The video, filmed by Veraza’s wife in the passenger seat, shows a masked federal agent driving a black pickup truck and firing pepper spray into the open driver’s window of a vehicle. The video later shows his daughter, whose face is censored, crying as someone says, “You’re OK, Mama, you’re OK” and people wash out their eyes.
The Department of Homeland Security would not comment on the specific incident, instead sending a similar statement to one it sent the day before in response to inquiries about its campaign in Little Village Saturday — where shots were allegedly fired at agents, according to DHS, and multiple people were arrested after residents responded to agents detaining people.
DHS would not answer questions about whether the action violated U.S. Customs and Border Protection’s use-of-force policy — which states that agents “should not use [pepper spray], and consider other force options” on small children, visibly pregnant people and “operators of motor vehicles” — or a Thursday preliminary injunction from U.S. District Judge Sara Ellis restricting the use of “riot control weapons” against protesters or observers who pose no immediate threat, and without two warnings, among other restrictions.
Ellis said the U.S. Justice Department’s arguments against a lawsuit over the treatment of protesters and journalists “lack credibility,” in part due to U.S. Border Patrol Commander-at-Large Gregory Bovino, who Ellis said “admitted that he lied” about whether a rock hit him before he deployed tear gas in Little Village last month.
“The point is intimidation,” said Rep. Jesús “Chuy” Garcia at the news conference. “The point is to drive home that we should give in, that we should not demand our rights, that we are lesser. ... We are at the forefront of a new fight for civility and civil rights in America.”

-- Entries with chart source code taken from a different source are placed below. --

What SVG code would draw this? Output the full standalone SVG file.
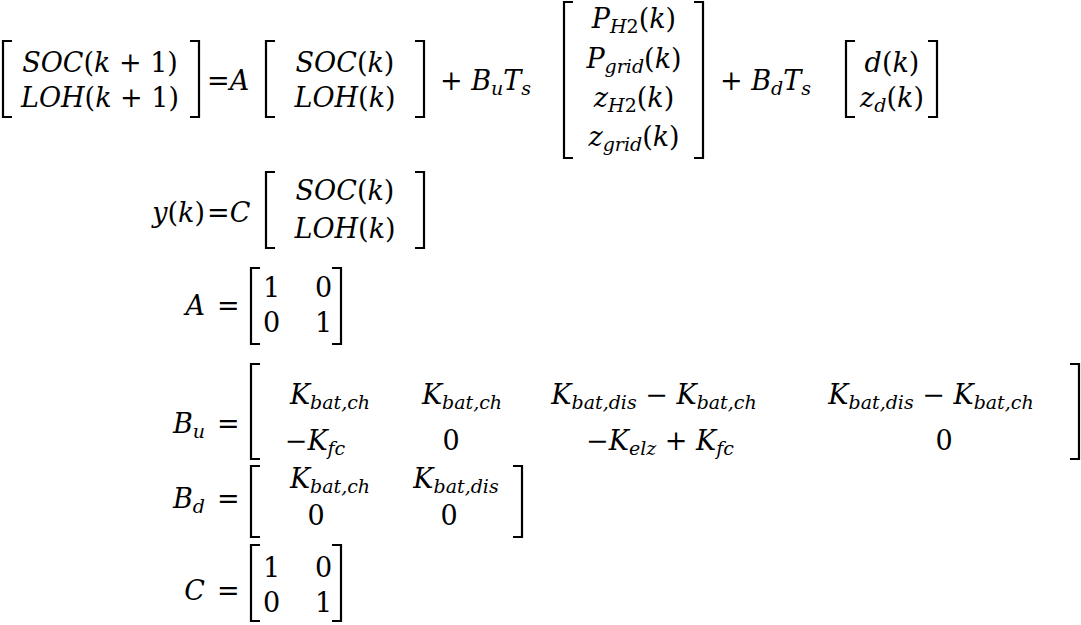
<svg xmlns="http://www.w3.org/2000/svg" width="1081" height="625" viewBox="0 0 1081 625" font-family="'DejaVu Serif','Liberation Serif',serif">
<style>
text{font-family:"DejaVu Serif","Liberation Serif",serif;font-size:27px;fill:#000}
.i{font-style:italic}
.s{font-size:19px}
.b{fill:none;stroke:#000;stroke-width:2.2}
</style>
<rect width="1081" height="625" fill="#fff"/>
<g id="eq1">
<path class="b" d="M12 41H3V117H12M190 41H199V117H190"/>
<text x="100" y="72" text-anchor="middle"><tspan class="i">SOC</tspan>(<tspan class="i">k</tspan> + 1)</text>
<text x="100" y="107" text-anchor="middle"><tspan class="i">LOH</tspan>(<tspan class="i">k</tspan> + 1)</text>
<text x="207" y="90">=<tspan class="i">A</tspan></text>
<path class="b" d="M275 41H266V117H275M415 41H424V117H415"/>
<text x="345" y="72" text-anchor="middle"><tspan class="i">SOC</tspan>(<tspan class="i">k</tspan>)</text>
<text x="345" y="107" text-anchor="middle"><tspan class="i">LOH</tspan>(<tspan class="i">k</tspan>)</text>
<text x="440" y="90">+ <tspan class="i">B</tspan><tspan class="i s" dy="5">u</tspan><tspan class="i" dy="-5">T</tspan><tspan class="i s" dy="5">s</tspan></text>
<path class="b" d="M573 2H564V158H573M694 2H703V158H694"/>
<text x="634" y="28" text-anchor="middle"><tspan class="i">P</tspan><tspan class="i s" dy="5">H</tspan><tspan class="s">2</tspan><tspan dy="-5">(</tspan><tspan class="i">k</tspan>)</text>
<text x="634" y="68" text-anchor="middle"><tspan class="i">P</tspan><tspan class="i s" dy="5">grid</tspan><tspan dy="-5">(</tspan><tspan class="i">k</tspan>)</text>
<text x="634" y="107" text-anchor="middle"><tspan class="i">z</tspan><tspan class="i s" dy="5">H</tspan><tspan class="s">2</tspan><tspan dy="-5">(</tspan><tspan class="i">k</tspan>)</text>
<text x="634" y="146" text-anchor="middle"><tspan class="i">z</tspan><tspan class="i s" dy="5">grid</tspan><tspan dy="-5">(</tspan><tspan class="i">k</tspan>)</text>
<text x="720" y="90">+ <tspan class="i">B</tspan><tspan class="i s" dy="5">d</tspan><tspan class="i" dy="-5">T</tspan><tspan class="i s" dy="5">s</tspan></text>
<path class="b" d="M855 41H846V117H855M928 41H937V117H928"/>
<text x="892" y="72" text-anchor="middle"><tspan class="i">d</tspan>(<tspan class="i">k</tspan>)</text>
<text x="892" y="107" text-anchor="middle"><tspan class="i">z</tspan><tspan class="i s" dy="5">d</tspan><tspan dy="-5">(</tspan><tspan class="i">k</tspan>)</text>
</g>
<g id="eq2">
<text x="205" y="222" text-anchor="end"><tspan class="i">y</tspan>(<tspan class="i">k</tspan>)</text>
<text x="207" y="222">=<tspan class="i">C</tspan></text>
<path class="b" d="M275 172H266V248H275M415 172H424V248H415"/>
<text x="345" y="200" text-anchor="middle"><tspan class="i">SOC</tspan>(<tspan class="i">k</tspan>)</text>
<text x="345" y="238" text-anchor="middle"><tspan class="i">LOH</tspan>(<tspan class="i">k</tspan>)</text>
</g>
<g id="eq3">
<text x="205" y="315" text-anchor="end" class="i">A</text>
<text x="217" y="315">=</text>
<path class="b" d="M260 268H251V344H260M332 268H341V344H332"/>
<text x="263" y="297">1</text><text x="315" y="297">0</text>
<text x="263" y="332">0</text><text x="315" y="332">1</text>
</g>
<g id="eq4">
<text x="205" y="433" text-anchor="end"><tspan class="i">B</tspan><tspan class="i s" dy="5">u</tspan></text>
<text x="217" y="433">=</text>
<path class="b" d="M260 364H251V459H260M1070 364H1079V459H1070"/>
<text x="330" y="404" text-anchor="middle"><tspan class="i">K</tspan><tspan class="i s" dy="5">bat,ch</tspan></text>
<text x="462" y="404" text-anchor="middle"><tspan class="i">K</tspan><tspan class="i s" dy="5">bat,ch</tspan></text>
<text x="654" y="404" text-anchor="middle"><tspan class="i">K</tspan><tspan class="i s" dy="5">bat,dis</tspan><tspan dy="-5"> − </tspan><tspan class="i">K</tspan><tspan class="i s" dy="5">bat,ch</tspan></text>
<text x="931" y="404" text-anchor="middle"><tspan class="i">K</tspan><tspan class="i s" dy="5">bat,dis</tspan><tspan dy="-5"> − </tspan><tspan class="i">K</tspan><tspan class="i s" dy="5">bat,ch</tspan></text>
<text x="315" y="450" text-anchor="middle">−<tspan class="i">K</tspan><tspan class="i s" dy="5">fc</tspan></text>
<text x="451" y="450" text-anchor="middle">0</text>
<text x="660" y="450" text-anchor="middle">−<tspan class="i">K</tspan><tspan class="i s" dy="5">elz</tspan><tspan dy="-5"> + </tspan><tspan class="i">K</tspan><tspan class="i s" dy="5">fc</tspan></text>
<text x="944" y="450" text-anchor="middle">0</text>
</g>
<g id="eq5">
<text x="205" y="508" text-anchor="end"><tspan class="i">B</tspan><tspan class="i s" dy="5">d</tspan></text>
<text x="217" y="508">=</text>
<path class="b" d="M260 466H251V537H260M513 466H522V537H513"/>
<text x="330" y="488" text-anchor="middle"><tspan class="i">K</tspan><tspan class="i s" dy="5">bat,ch</tspan></text>
<text x="456" y="488" text-anchor="middle"><tspan class="i">K</tspan><tspan class="i s" dy="5">bat,dis</tspan></text>
<text x="316" y="525" text-anchor="middle">0</text>
<text x="449" y="525" text-anchor="middle">0</text>
</g>
<g id="eq6">
<text x="205" y="600" text-anchor="end" class="i">C</text>
<text x="217" y="600">=</text>
<path class="b" d="M260 545H251V621H260M332 545H341V621H332"/>
<text x="263" y="577">1</text><text x="315" y="577">0</text>
<text x="263" y="612">0</text><text x="315" y="612">1</text>
</g>
</svg>
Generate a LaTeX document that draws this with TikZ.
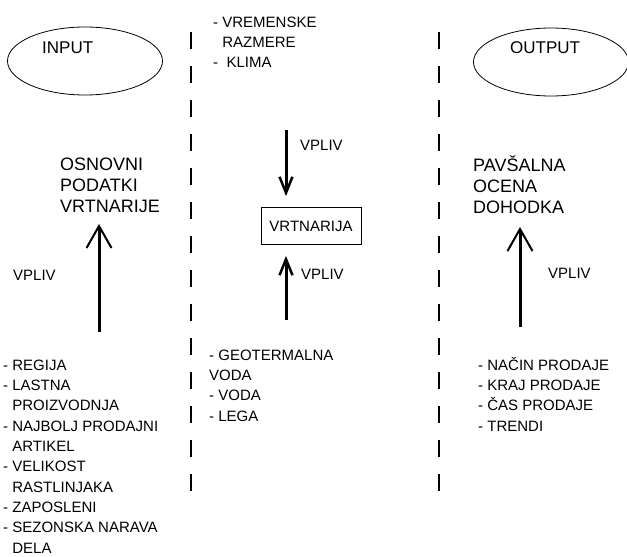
\documentclass[tikz,border=0pt]{standalone}
\usepackage{fontspec}
\setmainfont{Liberation Sans}
\usetikzlibrary{positioning,shapes.geometric,arrows.meta}

\begin{document}
\begin{tikzpicture}[x=1pt, y=-1pt,
    oval/.style={ellipse, draw, line width=0.8pt, minimum width=155pt, minimum height=68pt, inner sep=0pt},
    title/.style={font=\fontsize{17}{20}\selectfont, inner sep=0pt, anchor=base west},
    big/.style={font=\fontsize{18}{21}\selectfont, align=left, inner sep=0pt, anchor=base west},
    list/.style={font=\fontsize{15}{20.3}\selectfont, align=left, inner sep=0pt, anchor=base west},
    lbl/.style={font=\fontsize{15}{18}\selectfont, inner sep=0pt, anchor=base west},
    box/.style={rectangle, draw, line width=0.8pt, minimum width=100pt, minimum height=37pt, font=\fontsize{15}{18}\selectfont},
    sep/.style={line width=1.6pt, dash pattern=on 17pt off 17pt},
    bigarr/.style={line width=3pt, -{Straight Barb[length=22pt, width=25pt, line width=2pt]}},
    arr/.style={line width=3pt, -{Straight Barb[length=16pt, width=13pt, line width=2.5pt]}}
  ]
  \useasboundingbox (0,0) rectangle (627,557);

  % input / output
  \node[oval] (input) at (85,61) {};
  \node[title] (inputtxt) at (42,53) {INPUT};
  \node[oval] (output) at (551,62) {};
  \node[title] (outputtxt) at (510,53) {OUTPUT};

  % separators
  \coordinate (s1top) at (191,32);
  \coordinate (s1bot) at (191,495);
  \coordinate (s2top) at (439,32);
  \coordinate (s2bot) at (439,495);
  \draw[sep] (s1top) -- (s1bot);
  \draw[sep] (s2top) -- (s2bot);

  % left column (base = last line)
  \node[big] (basic) at (60,212) {OSNOVNI\\PODATKI\\VRTNARIJE};
  \node[lbl] (vplivleft) at (13,280) {VPLIV};
  \node[list] (leftlist) at (3,553) {- REGIJA\\- LASTNA\\\hphantom{- }PROIZVODNJA\\- NAJBOLJ PRODAJNI\\\hphantom{- }ARTIKEL\\- VELIKOST\\\hphantom{- }RASTLINJAKA\\- ZAPOSLENI\\- SEZONSKA NARAVA\\\hphantom{- }DELA};
  \coordinate (lfoot) at (99,332);
  \coordinate (ltip) at (99,224);
  \draw[bigarr] (lfoot) -- (ltip);

  % middle column
  \node[list] (weather) at (213,67.6) {- VREMENSKE\\\hphantom{- }RAZMERE\\-\ \ KLIMA};
  \node[box] (garden) at (311,226) {VRTNARIJA};
  \node[lbl] (vplivtop) at (300,150) {VPLIV};
  \node[lbl] (vplivbot) at (301,279) {VPLIV};
  \node[list] (site) at (209,421) {- GEOTERMALNA\\VODA\\- VODA\\- LEGA};
  \coordinate (wfoot) at (286,130);
  \coordinate (gfoot) at (286,320);
  \draw[arr] (wfoot) -- ([yshift=11pt]garden.north -| wfoot);
  \draw[arr] (gfoot) -- ([yshift=-11pt]garden.south -| gfoot);

  % right column
  \node[big] (income) at (473,213) {PAVŠALNA\\OCENA\\DOHODKA};
  \node[lbl] (vplivright) at (548,278) {VPLIV};
  \node[list] (sales) at (478,431) {- NAČIN PRODAJE\\- KRAJ PRODAJE\\- ČAS PRODAJE\\- TRENDI};
  \coordinate (rfoot) at (520,327);
  \coordinate (rtip) at (520,227);
  \draw[bigarr] (rfoot) -- (rtip);
\end{tikzpicture}
\end{document}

The incident came amid a weekend Border Patrol campaign in Little Village, Cicero and Oak Park, where a Girl Scouts food drive was halted Saturday after the troop encountered federal agents.
“What I witnessed with my eyes yesterday was state-sponsored terrorism,” said state Sen. Celina Villanueva of the activity in Little Village Saturday. “They kept going and coming back, and every single time they left destruction and traumatized people in their wake.”